By David Benoit

Oct 21, 2016 3:33 pm ET

A Delaware judge is calling on institutional investors to protect their voting rights by turning to the blockchain.

Vice Chancellor J. Travis Laster thinks the bitcoin-backing technology would make a good plumbing system that would eliminate the middle-men in how shares are actually held and voted.

In a speech to the Council of Institutional Investors last month, released this week by CII, Mr. Laster urges shareholders to take charge in trying to fix what’s an archaic and complex system of who actually owns a share and how it gets cast in corporate decisions.

The idea isn’t entirely new. Delaware has been exploring blockchain technology already in the state and Mr. Laster has discussed the idea before.

Currently, the vast majority of shareholders are what as known as “beneficial” owners but their names aren’t on actual corporate books. That means it takes extra effort to exercise all types of rights, such as seeking a judge’s appraisal on a merger or getting a so-called legal proxy that lets one vote for any board candidate. (This latter problem could be removed soon by the SEC’s coming proposal to move to a universal ballot instead of competing ballots.)

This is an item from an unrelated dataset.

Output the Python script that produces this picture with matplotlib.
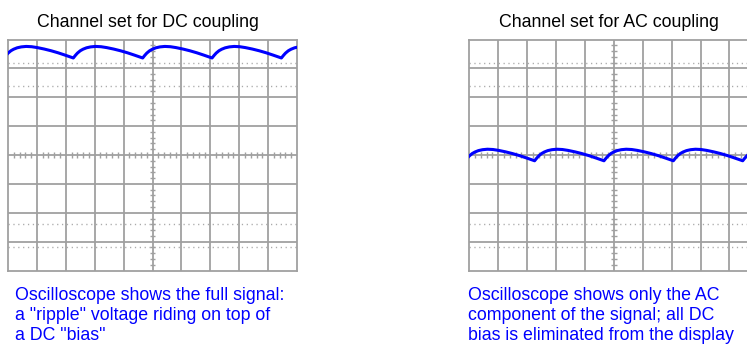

The system creates a daisy chain of middlemen to determine who actually owns a stock and makes sure a vote is cast, argues Mr. Laster. (He goes into great depth if you want to read his full explanation about the chain.)

That costs money and creates the opportunity for mistakes.

“It generally works under normal circumstances, but when the system comes under pressure, it breaks down,” Mr. Laster’s prepared remarks say. “That should not be surprising. “

For voting, a system like blockchain that is transparent would allow holders to make sure their vote is tallied the way they want. Today, most voting is done through the company Broadridge Financial Solutions Inc. — brokers tell it how to vote based on their client wishes.

Earlier this year, T. Rowe Price found that a rare quirk in the system meant it hadn’t voted the way it wanted in the 2013 buyout of Dell Inc., meaning it couldn’t get the legal appraisal it had been fighting for and Mr. Laster was granting other shareholders. T. Rowe voted by telling Institutional Investor Services Inc., which in turn told Broadridge.

Mr. Laster argues a blockchain system would have made it easier for T. Rowe to make sure its instructions were followed. It could also eliminate general concern about over-voting and make it easier to determine who has the right to vote, he says.

“This is a carpe diem moment,” Mr. Laster said. “You can take the lead on distributed ledger technology, or you can let the intermediaries replace one intervening institution with another.”